As to the issue of prejudice, the Court believes that allowing Plaintiffs to file their motions out of time will not cause Defendant any significant prejudice. Most significantly, as Plaintiffs point out, Defendant has been aware of Plaintiffs' common law claims from the very beginning of this case as well as their desire to seek class certification of these claims. Although Defendant will be required to address these claims now, it would have been required to do so if the claims had been properly briefed in the first instance. In contrast to the minimal prejudice Defendant will face, the Plaintiffs would suffer significant prejudice if the Court did not consider their late certification motions. The Court has found that class certification is not proper as to the medical monitoring claim or particular medical monitoring issues. Thus, the Plaintiffs' only remaining hope to proceed as a class in this matter is to seek certification of their common law claims.*fn7

Concerning the issue of timing, the Court finds that consideration of Plaintiffs' late motions for class certification of common law claims will not cause any significant delay in this matter. This case has been ongoing for over three years now and a trial date has yet to be set.

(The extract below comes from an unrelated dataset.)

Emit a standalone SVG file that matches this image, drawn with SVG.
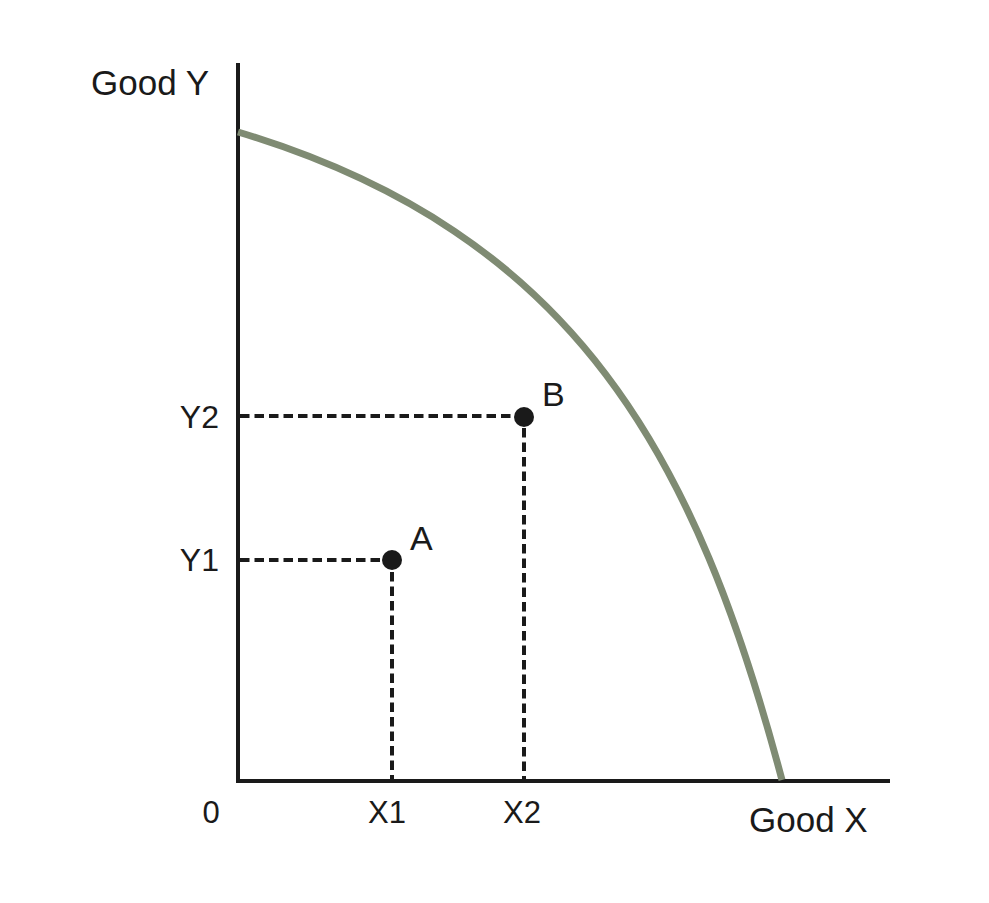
<svg xmlns="http://www.w3.org/2000/svg" width="989" height="903" viewBox="0 0 989 903">
<style>
.axis{stroke:#1a1a1a;stroke-width:4;fill:none}
.dash{stroke:#1a1a1a;stroke-width:4;stroke-dasharray:9.5 5;fill:none}
.curve{stroke:#7f8b73;stroke-width:7;fill:none}
.lbl{font-family:"Liberation Sans",Arial,sans-serif;fill:#1a1a1a}
.pt{fill:#1a1a1a}
</style>
<rect width="989" height="903" fill="#ffffff"/>
<g id="axes">
<line class="axis" x1="238" y1="63" x2="238" y2="783"/>
<line class="axis" x1="236" y1="781" x2="890" y2="781"/>
</g>
<g id="connectors">
<line class="dash" x1="240" y1="416" x2="516" y2="416"/>
<line class="dash" x1="240" y1="560" x2="384" y2="560"/>
<line class="dash" x1="524" y1="428" x2="524" y2="779"/>
<line class="dash" x1="392" y1="572" x2="392" y2="779"/>
</g>
<g id="ppf">
<path class="curve" d="M238,132 C578,234 697,460 782,780"/>
</g>
<g id="pointA">
<circle class="pt" cx="392" cy="560" r="10"/>
<text class="lbl" x="410" y="550" font-size="34">A</text>
</g>
<g id="pointB">
<circle class="pt" cx="524" cy="417" r="10"/>
<text class="lbl" x="542" y="406" font-size="34">B</text>
</g>
<g id="labels">
<text class="lbl" x="91" y="95" font-size="35">Good Y</text>
<text class="lbl" x="219" y="428" font-size="32" text-anchor="end">Y2</text>
<text class="lbl" x="219" y="571" font-size="32" text-anchor="end">Y1</text>
<text class="lbl" x="211" y="823" font-size="31" text-anchor="middle">0</text>
<text class="lbl" x="387" y="823" font-size="31" text-anchor="middle">X1</text>
<text class="lbl" x="522" y="823" font-size="31" text-anchor="middle">X2</text>
<text class="lbl" x="749" y="832" font-size="35">Good X</text>
</g>
</svg>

Indeed, the final pretrial conference has not been set. Consideration of Plaintiffs' late certification motions will not add any significant delay.

Finally, there is no evidence to suggest that Plaintiffs have acted in bad faith. See Raymond v. Int'l Bus. Machines Corp., 148 F.3d 63, 66 (2d Cir. 1998). As Rowe counsel have stated, they "believed at the time that they were providing the best, most concise, and most helpful presentation to the Court outlining why all of Rowe Plaintiffs' claims should be certified as class claims." (Rowe Motion for Leave at 10). Clearly, this was not an attempt to delay trial.

Having considered all the relevant factors, this Court finds that Plaintiffs' motions for leave to file motions for certification out of time as to their common law claims should be granted. However, while the Court will consider Plaintiffs' late motions for certification of common law claims, whether such motions will be meritorious remains to be determined by the Court. Defendant shall have until August 28, 2009 to file an opposition to these motions, and Plaintiffs shall have until September 8, 2009 to file a reply to Defendant's opposition.


For the reasons stated above, Rowe Plaintiffs' supplemental motion for certification of medical monitoring issues is denied and both the Rowe and Scott Plaintiffs' motions for leave to file motions for certification out of time are granted. Defendant shall have until August 28, 2009 to file an opposition to Plaintiffs' motions for certification of common law claims, and Plaintiffs shall have until September 8, 2009 to file a reply to Defendant's opposition. An accompanying Order shall issue this date.